Planning Commission delays decision on Union expansion

ENCINITAS — The Encinitas Planning Commission voted to delay its decision on a proposed patio expansion by Union Kitchen and Tap until it receives a report from city staff on the proliferation of alcohol-serving establishments along the Coast Highway 101 corridor.

The downtown restaurant-bar had proposed a 500-square-foot outdoor patio area where alcohol would be served, but would close at 10 p.m. and prohibits live or amplified music.

The request appears to be the tipping point for the Planning Commission, which for months had raised concerns about the growing number of bars, restaurants that served alcohol and other establishments that sold alcohol along the city’s 6-mile coastal corridor, but typically had approved the applications that had come before them.

This time, however, they voted to table the decision until at least Feb. 16, when they are scheduled to receive the staff report, which will also provide information about what constitutes an “over-concentration” of such establishments under state law.

“I don’t think we have a good handle on what is happening down there unless I am walking down there patrolling,” Commissioner Glenn O’Grady said. “I just feel there is no guidance from above on what kind of mix we want downtown, and we can’t go on just how we feel.”

Commissioner Al Apuzzo recommended the group delay the decision.
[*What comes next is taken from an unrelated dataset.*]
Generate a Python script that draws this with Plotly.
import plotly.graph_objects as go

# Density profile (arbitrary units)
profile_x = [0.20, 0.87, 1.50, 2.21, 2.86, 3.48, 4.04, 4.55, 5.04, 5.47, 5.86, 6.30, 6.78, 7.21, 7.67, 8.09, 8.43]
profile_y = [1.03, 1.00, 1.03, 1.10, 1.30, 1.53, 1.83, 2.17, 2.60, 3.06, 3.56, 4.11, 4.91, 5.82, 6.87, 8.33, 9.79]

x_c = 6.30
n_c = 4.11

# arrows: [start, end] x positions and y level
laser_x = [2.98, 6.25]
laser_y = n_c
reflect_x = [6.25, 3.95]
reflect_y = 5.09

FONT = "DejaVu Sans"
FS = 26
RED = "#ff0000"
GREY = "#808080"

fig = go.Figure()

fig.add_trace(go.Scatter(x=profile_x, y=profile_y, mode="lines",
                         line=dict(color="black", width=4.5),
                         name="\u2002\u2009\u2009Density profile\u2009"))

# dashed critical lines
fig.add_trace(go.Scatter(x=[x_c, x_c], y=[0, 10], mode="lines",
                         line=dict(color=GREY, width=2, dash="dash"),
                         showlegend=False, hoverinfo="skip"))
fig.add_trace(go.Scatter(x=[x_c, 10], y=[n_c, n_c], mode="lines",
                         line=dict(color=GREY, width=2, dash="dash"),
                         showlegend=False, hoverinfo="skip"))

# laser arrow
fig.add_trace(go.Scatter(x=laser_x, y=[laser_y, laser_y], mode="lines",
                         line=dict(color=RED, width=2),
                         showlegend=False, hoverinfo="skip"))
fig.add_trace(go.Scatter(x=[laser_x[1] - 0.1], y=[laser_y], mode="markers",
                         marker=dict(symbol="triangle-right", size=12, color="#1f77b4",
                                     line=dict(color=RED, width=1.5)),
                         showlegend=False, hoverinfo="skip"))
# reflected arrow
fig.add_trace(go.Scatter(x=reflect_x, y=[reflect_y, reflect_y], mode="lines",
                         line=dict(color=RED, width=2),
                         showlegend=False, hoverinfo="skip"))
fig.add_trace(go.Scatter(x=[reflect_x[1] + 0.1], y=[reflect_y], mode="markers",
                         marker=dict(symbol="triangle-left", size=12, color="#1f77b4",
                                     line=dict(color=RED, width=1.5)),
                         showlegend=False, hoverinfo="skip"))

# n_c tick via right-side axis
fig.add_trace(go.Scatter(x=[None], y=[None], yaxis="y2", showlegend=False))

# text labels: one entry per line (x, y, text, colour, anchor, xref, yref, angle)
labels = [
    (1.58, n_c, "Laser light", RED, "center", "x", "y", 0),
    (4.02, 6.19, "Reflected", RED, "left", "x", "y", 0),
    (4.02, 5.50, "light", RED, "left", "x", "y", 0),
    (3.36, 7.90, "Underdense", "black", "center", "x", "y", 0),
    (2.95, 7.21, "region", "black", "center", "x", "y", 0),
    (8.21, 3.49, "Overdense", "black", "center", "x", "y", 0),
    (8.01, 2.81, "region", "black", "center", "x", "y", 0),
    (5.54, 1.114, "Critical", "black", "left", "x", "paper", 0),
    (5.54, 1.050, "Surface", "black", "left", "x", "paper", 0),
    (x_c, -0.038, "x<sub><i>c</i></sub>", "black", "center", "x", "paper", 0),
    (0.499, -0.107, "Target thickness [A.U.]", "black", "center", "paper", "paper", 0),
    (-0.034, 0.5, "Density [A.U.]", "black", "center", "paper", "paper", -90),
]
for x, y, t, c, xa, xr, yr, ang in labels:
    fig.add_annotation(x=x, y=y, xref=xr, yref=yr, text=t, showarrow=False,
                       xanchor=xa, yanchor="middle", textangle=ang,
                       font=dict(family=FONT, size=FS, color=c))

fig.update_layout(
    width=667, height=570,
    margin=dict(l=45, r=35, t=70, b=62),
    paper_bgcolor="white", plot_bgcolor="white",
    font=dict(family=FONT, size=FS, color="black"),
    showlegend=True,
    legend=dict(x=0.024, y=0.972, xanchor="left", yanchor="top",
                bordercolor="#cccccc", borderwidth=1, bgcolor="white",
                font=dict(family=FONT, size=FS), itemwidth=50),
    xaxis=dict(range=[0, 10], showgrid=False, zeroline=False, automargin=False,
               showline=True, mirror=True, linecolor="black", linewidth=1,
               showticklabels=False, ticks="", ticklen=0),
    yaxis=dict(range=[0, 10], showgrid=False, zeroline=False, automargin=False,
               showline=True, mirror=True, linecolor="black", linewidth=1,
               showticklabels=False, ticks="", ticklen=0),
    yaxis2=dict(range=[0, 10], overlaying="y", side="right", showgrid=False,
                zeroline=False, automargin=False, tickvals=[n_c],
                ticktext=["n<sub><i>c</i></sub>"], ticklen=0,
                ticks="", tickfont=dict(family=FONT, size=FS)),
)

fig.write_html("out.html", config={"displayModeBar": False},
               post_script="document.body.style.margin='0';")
He said that he didn’t feel like the proposed patio addressed the concerns of residents to the east of Union, which came out in force to urge the commission to reject the project.
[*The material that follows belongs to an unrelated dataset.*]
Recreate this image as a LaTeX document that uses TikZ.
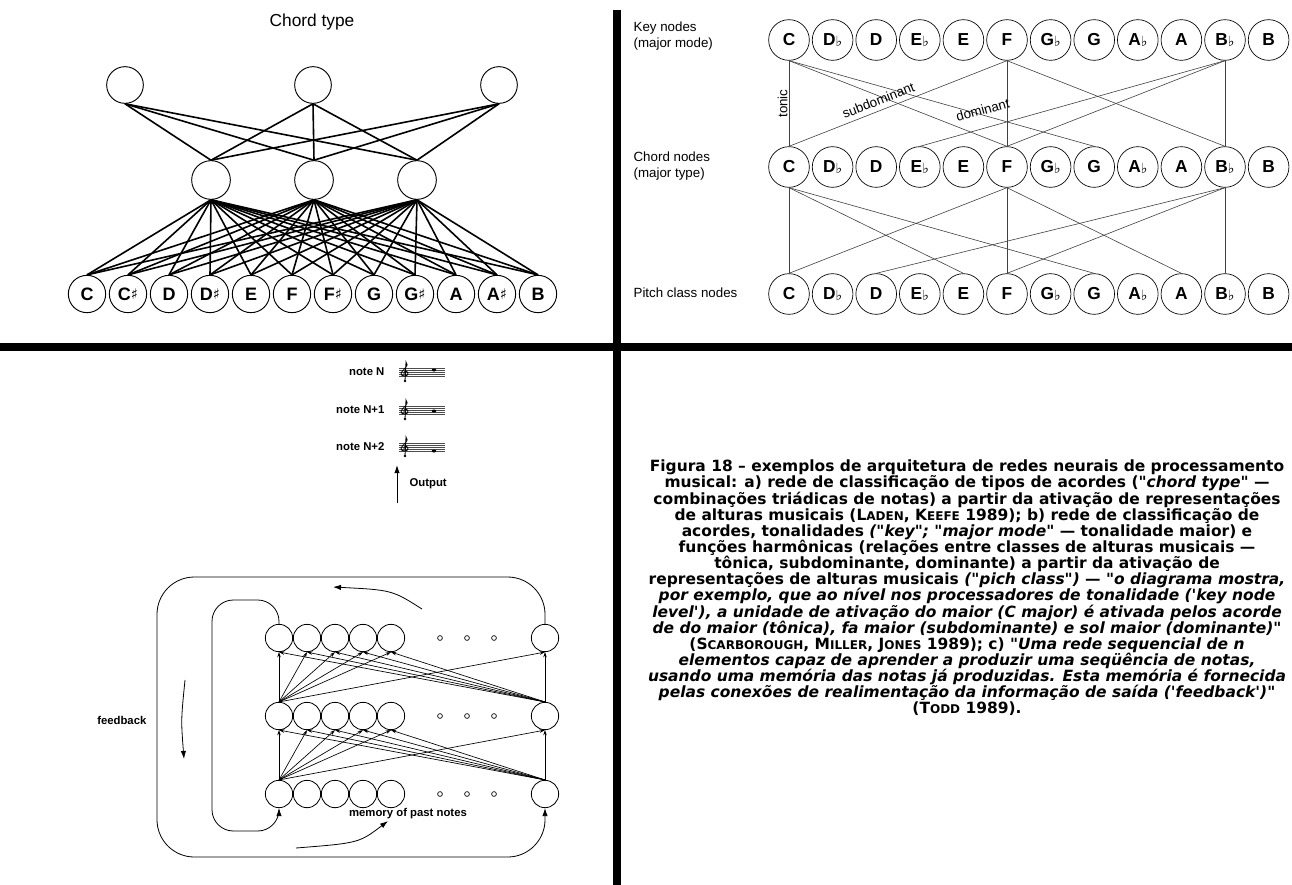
\documentclass[tikz,border=0pt]{standalone}
\usepackage{fontspec}
\setmainfont{Liberation Sans}
\newfontfamily\capfont{DejaVu Sans}
\newfontfamily\musfont{DejaVu Sans}
\usetikzlibrary{arrows.meta}

\newcommand{\shp}{\raisebox{0.5pt}{\musfont\fontsize{11}{11}\selectfont ♯}}
\newcommand{\flt}{\raisebox{-0.5pt}{\musfont\fontsize{10.5}{10.5}\selectfont ♭}}
\newcommand{\fsc}[2]{#1{\fontsize{9}{9}\selectfont #2}}

\tikzset{
  unit/.style={draw,circle,inner sep=0pt,line width=0.7pt},
  pitchunit/.style={unit,minimum size=28pt,font=\bfseries\fontsize{13.5}{13.5}\selectfont},
  keyunit/.style={unit,minimum size=30.5pt,line width=0.5pt,font=\bfseries\fontsize{13}{13}\selectfont},
  memunit/.style={unit,minimum size=20.5pt,line width=0.6pt},
  dotunit/.style={unit,minimum size=3.6pt,line width=0.5pt},
  tlink/.style={line width=1.2pt},
  klink/.style={line width=0.45pt,black!75},
  mlink/.style={line width=0.5pt,-{Stealth[length=4pt,width=2.6pt]}},
  lbl/.style={font=\fontsize{10}{11.5}\selectfont,inner sep=1pt},
  lbl3/.style={font=\bfseries\fontsize{8.5}{10}\selectfont,inner sep=1pt},
  staffline/.style={line width=0.3pt,black!70},
}

\begin{document}
\begin{tikzpicture}[x=0.75pt,y=0.75pt,yscale=-1,xscale=1]
\useasboundingbox (0,0) rectangle (1292,885);

%Straight Lines: panel frame
\coordinate (vtop) at (617,10);
\coordinate (vbot) at (617,885);
\coordinate (hleft) at (0,347);
\coordinate (hright) at (1292,347);
\draw [line width=5.8pt] (vtop) -- (vbot);
\draw [line width=5.8pt] (hleft) -- (hright);

% a) chord type network
\node [font=\fontsize{13}{13}\selectfont] (ctitle) at (312,22) {Chord type};
\foreach \i/\x in {1/125,2/313,3/499}
  \node [unit,minimum size=27.5pt] (top\i) at (\x,85) {};
\foreach \i/\x in {1/211,2/314,3/417}
  \node [unit,minimum size=29pt] (mid\i) at (\x,180) {};
\foreach \l [count=\i] in {C,C\shp,D,D\shp,E,F,F\shp,G,G\shp,A,A\shp,B}
  \node [pitchunit] (pc\i) at ({87+41*(\i-1)},294) {\l};
\foreach \t in {1,2,3}
  \foreach \m in {1,2,3}
    \draw [tlink] (top\t.south) -- (mid\m.north);
\foreach \m in {1,2,3}
  \foreach \p in {1,...,12}
    \draw [tlink] (mid\m.south) -- (pc\p.north);

% b) key / chord / pitch class network
\node [lbl,anchor=west,align=left] (keylbl) at (632,36) {Key nodes\\(major mode)};
\node [lbl,anchor=west,align=left] (chordlbl) at (632,166) {Chord nodes\\(major type)};
\node [lbl,anchor=west] (pitchlbl) at (632,293) {Pitch class nodes};
\foreach \l [count=\i] in {C,D\flt,D,E\flt,E,F,G\flt,G,A\flt,A,B\flt,B} {
  \node [keyunit] (k\i) at ({789+43.6*(\i-1)},40) {\l};
  \node [keyunit] (h\i) at ({789+43.6*(\i-1)},167) {\l};
  \node [keyunit] (q\i) at ({789+43.6*(\i-1)},294) {\l};
}
\foreach \a/\b in {1/1,1/6,1/8,6/6,6/11,6/1,11/11,11/4,11/6}
  \draw [klink] (k\a.south) -- (h\b.north);
\foreach \a/\b in {1/1,1/5,1/8,6/6,6/10,6/1,11/11,11/3,11/6}
  \draw [klink] (h\a.south) -- (q\b.north);
\path (k1.south) -- (h1.north) node [midway,rotate=90,anchor=south,lbl] (tonic) {tonic};
\path (k1.south) -- (h6.north) node [pos=0.4,sloped,below,lbl,inner sep=0.5pt] (subdom) {subdominant};
\path (k1.south) -- (h8.north) node [pos=0.64,sloped,above,lbl,inner sep=0.5pt] (dom) {dominant};

% c) sequential network
\foreach \t/\y/\ny [count=\i] in {note N/372/-2,note N+1/410/1,note N+2/447/4} {
  \node [lbl3,anchor=east] (note\i) at (386,\y) {\t};
  \foreach \s in {-4,-2,0,2,4}
    \draw [staffline] (399,\y+\s) -- (445,\y+\s);
  % clef
  \draw [line width=0.6pt] (405,\y+9) -- (406,\y-10)
    .. controls (410,\y-6) and (403,\y-3) .. (401,\y+1)
    .. controls (400,\y+5) and (409,\y+5) .. (408,\y+1)
    .. controls (407,\y-2) and (403,\y-1) .. (404,\y+2);
  \fill (405,\y+9) circle (1.3);
  \fill (434,\y+\ny) ellipse (2.3 and 1.5);
}
\coordinate (outA) at (397,503);
\coordinate (outB) at (397,465);
\draw [line width=0.7pt,-{Latex[length=6pt,width=4pt]}] (outA) -- (outB);
\node [lbl3,anchor=west] (outlbl) at (408,484) {Output};

\foreach \r/\y in {1/638,2/716,3/794} {
  \foreach \k in {1,...,5}
    \node [memunit] (m\r\k) at ({279+28*(\k-1)},\y) {};
  \foreach \d/\x in {1/440,2/467,3/494}
    \node [dotunit] (d\r\d) at (\x,\y) {};
  \node [memunit] (m\r6) at (545,\y) {};
}
\foreach \lo/\up in {2/1,3/2} {
  \foreach \k in {1,...,6}
    \draw [mlink] (m\lo1.north) -- (m\up\k.south);
  \foreach \k in {1,...,6}
    \draw [mlink] (m\lo6.north) -- (m\up\k.south);
}
% feedback loops
\draw [line width=0.6pt,rounded corners=28pt,-{Latex[length=6pt,width=4pt]}]
  (m16.north) -- (545,577) -- (157,577) -- (157,857) -- (545,857) -- (m36.south);
\draw [line width=0.6pt,rounded corners=16pt,-{Latex[length=6pt,width=4pt]}]
  (m11.north) -- (279,600) -- (212,600) -- (212,831) -- (279,831) -- (m31.south);
\coordinate (fbA) at (422,609);
\coordinate (fbB) at (333,587);
\draw [line width=0.6pt,-{Latex[length=6pt,width=4pt]}] (fbA) .. controls (392,590) .. (fbB);
\coordinate (fdA) at (185,680);
\coordinate (fdB) at (184,759);
\draw [line width=0.6pt,-{Latex[length=6pt,width=4pt]}] (fdA) .. controls (181,720) .. (fdB);
\coordinate (fmA) at (296,848);
\coordinate (fmB) at (388,821);
\draw [line width=0.6pt,-{Latex[length=6pt,width=4pt]}] (fmA) .. controls (359,843) .. (fmB);
\node [lbl3,anchor=east] (fblbl) at (148,720) {feedback};
\node [lbl3] (memlbl) at (408,814) {memory of past notes};

% Text Node: caption
\node [font=\capfont\bfseries\fontsize{11.6}{12.1}\selectfont,align=center] (caption) at (967,588)
 {Figura 18 – exemplos de arquitetura de redes neurais de processamento\\
  musical: a) rede de classificação de tipos de acordes ("\textit{chord type"} —\\
  combinações triádicas de notas) a partir da ativação de representações\\
  de alturas musicais (\fsc{L}{ADEN}, \fsc{K}{EEFE} 1989); b) rede de classificação de\\
  acordes, tonalidades \textit{("key"; "major mode"} — tonalidade maior) e\\
  funções harmônicas (relações entre classes de alturas musicais —\\
  tônica, subdominante, dominante) a partir da ativação de\\
  representações de alturas musicais \textit{("pich class")} — "\textit{o diagrama mostra,}\\
  \textit{por exemplo, que ao nível nos processadores de tonalidade ('key node}\\
  \textit{level'), a unidade de ativação do maior (C major) é ativada pelos acorde}\\
  \textit{de do maior (tônica), fa maior (subdominante) e sol maior (dominante)"}\\
  (\fsc{S}{CARBOROUGH}, \fsc{M}{ILLER}, \fsc{J}{ONES} 1989); c) "\textit{Uma rede sequencial de n}\\
  \textit{elementos capaz de aprender a produzir uma seqüência de notas,}\\
  \textit{usando uma memória das notas já produzidas. Esta memória é fornecida}\\
  \textit{pelas conexões de realimentação da informação de saída ('feedback')"}\\
  (\fsc{T}{ODD} 1989).};

\end{tikzpicture}
\end{document}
Residents in recent years have complained to city officials about the increase in alcohol establishments downtown, including the Self Realization Fellowship, which told the city in a letter dated Jan. 3 that the increasing rowdiness associated with the bars had spoiled the peace and quiet that many of the visitors of the center seek.

Proprietors of the businesses, however, have argued that residents were overreacting to a handful of scofflaw bar patrons and establishments, painting the rest of the businesses with an unfair and broad stroke.